This year proved volatile for the stock market. The S&P 500 index swooned in March and April but gained 17.9% through Dec. 24. Of course, no one knows what 2026 will bring, but there have been some signs of economic weakness, particularly in the labor market.
Buying the stocks of reliable dividend-paying companies is one way to mitigate the volatility of stock prices. After all, these companies have strong histories of making payouts during various economic climates, which provides a stable source of return.
Coca-Cola (NYSE: KO) and Target (NYSE: TGT) top my list of dividend stocks to buy right now. It’s time to look a little closer at each one to find out why.
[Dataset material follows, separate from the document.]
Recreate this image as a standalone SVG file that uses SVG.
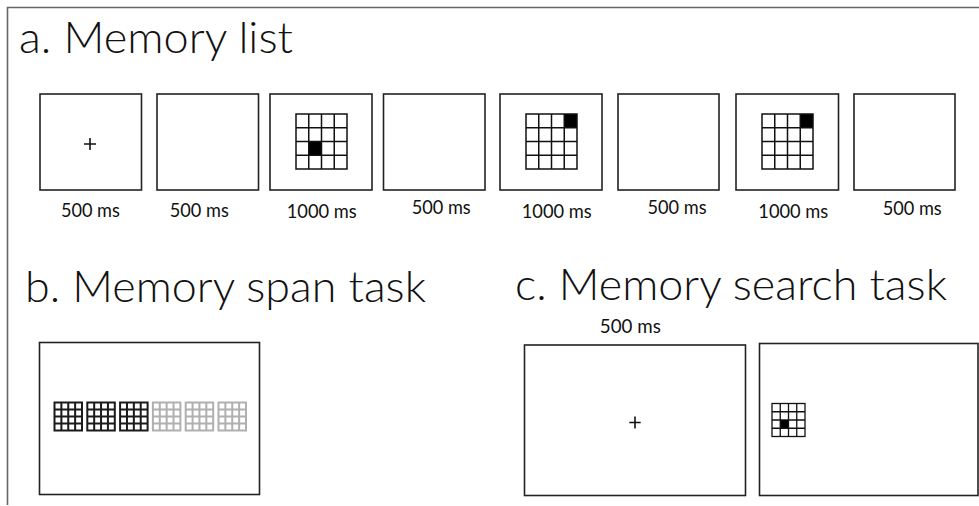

Many people around the world recognize the Coca-Cola (NYSE: KO) brand. The company began selling its soda under its namesake brand in 1886. Presently, its beverages include soda, water, coffee, tea, juice, value-added dairy, and plant-based drinks, which it sells in more than 200 countries.
Coca-Cola isn’t a mature company with sliding sales, however. Third-quarter revenue, adjusted to remove foreign currency translation effects and acquisitions/divestitures, grew 6%.
The increase was entirely due to higher prices/changing mix, but that’s because the consumer has been stretched thin by higher prices across the board. I am confident volumes will increase when inflation abates.
The company has built an impressive dividend history. In February, the board of directors announced a 5.2% increase in the quarterly dividend to $0.51 a share, bringing Coca-Cola’s streak to 63 straight years of raising dividends and continuing its Dividend King status. (Dividend Kings have increased payments for at least 50 consecutive years.)
Coca-Cola continues to generate higher profits to support dividend payments. Its quarterly adjusted earnings per share grew 12%, and the company has a payout ratio of 67%. The stock has a 2.9% dividend yield, higher than the S&P 500 index’s 1.1%.
Target (NYSE: TGT) sells everyday basic items but is known for its differentiated, unique merchandise. Unfortunately, its sales have been sluggish for some time. That’s partly due to macroeconomic conditions, including stubbornly high inflation and a weakening labor market, but management also admitted merchandising missteps played a role.
Target will have a new CEO starting on Feb. 1, when current COO Michael Fiddelke will take the helm. He has promised to invest in store upgrades, technology, and return the company to a higher portion of differentiated merchandise, which has traditionally driven store traffic.